[Charts and diagrams as code]
:::::

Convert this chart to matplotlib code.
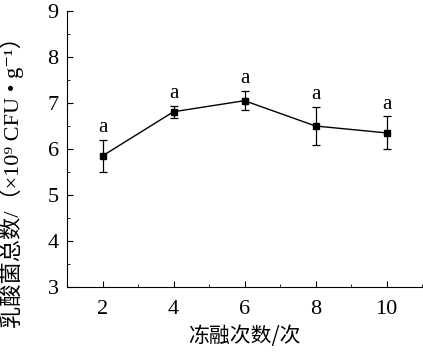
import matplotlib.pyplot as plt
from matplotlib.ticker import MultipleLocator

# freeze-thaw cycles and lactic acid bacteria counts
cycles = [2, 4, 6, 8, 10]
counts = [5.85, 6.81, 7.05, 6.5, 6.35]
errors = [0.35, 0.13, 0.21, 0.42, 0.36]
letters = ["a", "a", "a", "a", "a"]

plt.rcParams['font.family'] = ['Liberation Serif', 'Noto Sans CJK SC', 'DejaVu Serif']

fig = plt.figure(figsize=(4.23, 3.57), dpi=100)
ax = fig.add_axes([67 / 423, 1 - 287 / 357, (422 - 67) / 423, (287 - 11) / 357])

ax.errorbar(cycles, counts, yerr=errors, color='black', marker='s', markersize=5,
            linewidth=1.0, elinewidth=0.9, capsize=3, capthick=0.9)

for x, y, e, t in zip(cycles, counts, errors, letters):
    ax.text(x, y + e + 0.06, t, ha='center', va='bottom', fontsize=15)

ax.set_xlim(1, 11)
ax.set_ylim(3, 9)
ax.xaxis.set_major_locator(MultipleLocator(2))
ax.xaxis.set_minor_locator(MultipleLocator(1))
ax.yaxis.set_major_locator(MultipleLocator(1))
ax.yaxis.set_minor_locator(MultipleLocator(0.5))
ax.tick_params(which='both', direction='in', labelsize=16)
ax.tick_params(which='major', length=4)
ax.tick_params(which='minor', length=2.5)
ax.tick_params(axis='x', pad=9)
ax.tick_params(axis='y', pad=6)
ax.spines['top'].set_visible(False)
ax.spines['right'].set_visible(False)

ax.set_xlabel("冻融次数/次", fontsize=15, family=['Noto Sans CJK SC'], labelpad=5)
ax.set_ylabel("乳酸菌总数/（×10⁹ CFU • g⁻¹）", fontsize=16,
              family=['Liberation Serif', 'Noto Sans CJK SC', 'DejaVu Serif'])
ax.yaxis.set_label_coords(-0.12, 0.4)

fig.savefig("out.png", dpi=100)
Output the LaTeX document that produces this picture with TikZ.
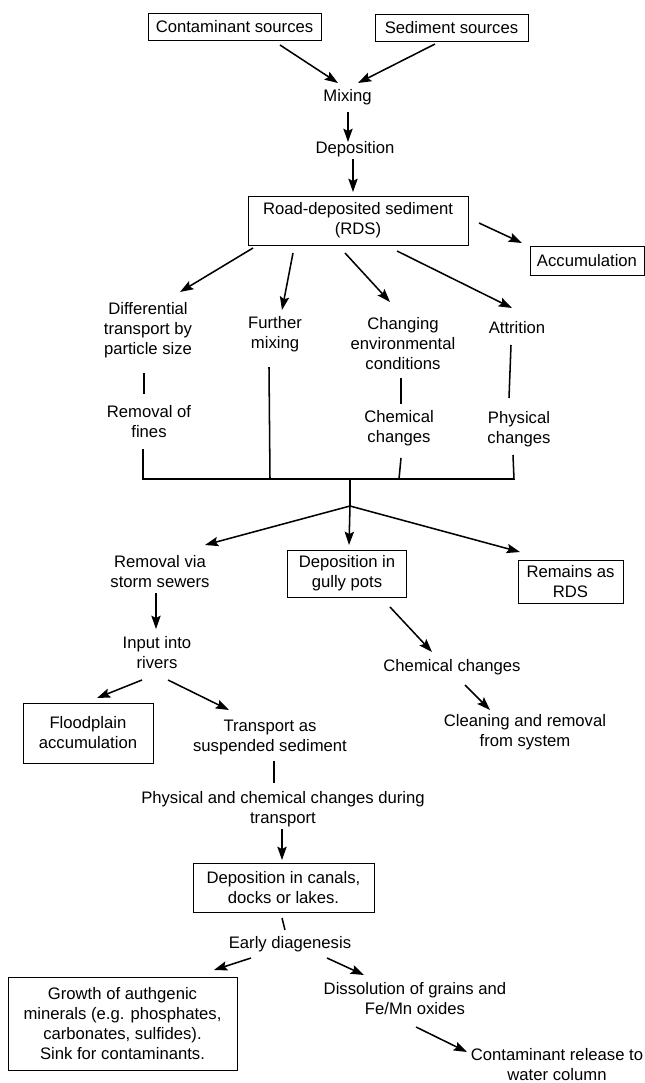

:::::

WHAT IS ASKED: Nothing but the pictures may be dropped; output the records above exactly.

RESULT BELOW:
Convert this chart to matplotlib code.
import matplotlib.pyplot as plt
from matplotlib.ticker import MultipleLocator

# freeze-thaw cycles and lactic acid bacteria counts
cycles = [2, 4, 6, 8, 10]
counts = [5.85, 6.81, 7.05, 6.5, 6.35]
errors = [0.35, 0.13, 0.21, 0.42, 0.36]
letters = ["a", "a", "a", "a", "a"]

plt.rcParams['font.family'] = ['Liberation Serif', 'Noto Sans CJK SC', 'DejaVu Serif']

fig = plt.figure(figsize=(4.23, 3.57), dpi=100)
ax = fig.add_axes([67 / 423, 1 - 287 / 357, (422 - 67) / 423, (287 - 11) / 357])

ax.errorbar(cycles, counts, yerr=errors, color='black', marker='s', markersize=5,
            linewidth=1.0, elinewidth=0.9, capsize=3, capthick=0.9)

for x, y, e, t in zip(cycles, counts, errors, letters):
    ax.text(x, y + e + 0.06, t, ha='center', va='bottom', fontsize=15)

ax.set_xlim(1, 11)
ax.set_ylim(3, 9)
ax.xaxis.set_major_locator(MultipleLocator(2))
ax.xaxis.set_minor_locator(MultipleLocator(1))
ax.yaxis.set_major_locator(MultipleLocator(1))
ax.yaxis.set_minor_locator(MultipleLocator(0.5))
ax.tick_params(which='both', direction='in', labelsize=16)
ax.tick_params(which='major', length=4)
ax.tick_params(which='minor', length=2.5)
ax.tick_params(axis='x', pad=9)
ax.tick_params(axis='y', pad=6)
ax.spines['top'].set_visible(False)
ax.spines['right'].set_visible(False)

ax.set_xlabel("冻融次数/次", fontsize=15, family=['Noto Sans CJK SC'], labelpad=5)
ax.set_ylabel("乳酸菌总数/（×10⁹ CFU • g⁻¹）", fontsize=16,
              family=['Liberation Serif', 'Noto Sans CJK SC', 'DejaVu Serif'])
ax.yaxis.set_label_coords(-0.12, 0.4)

fig.savefig("out.png", dpi=100)
Output the LaTeX document that produces this picture with TikZ.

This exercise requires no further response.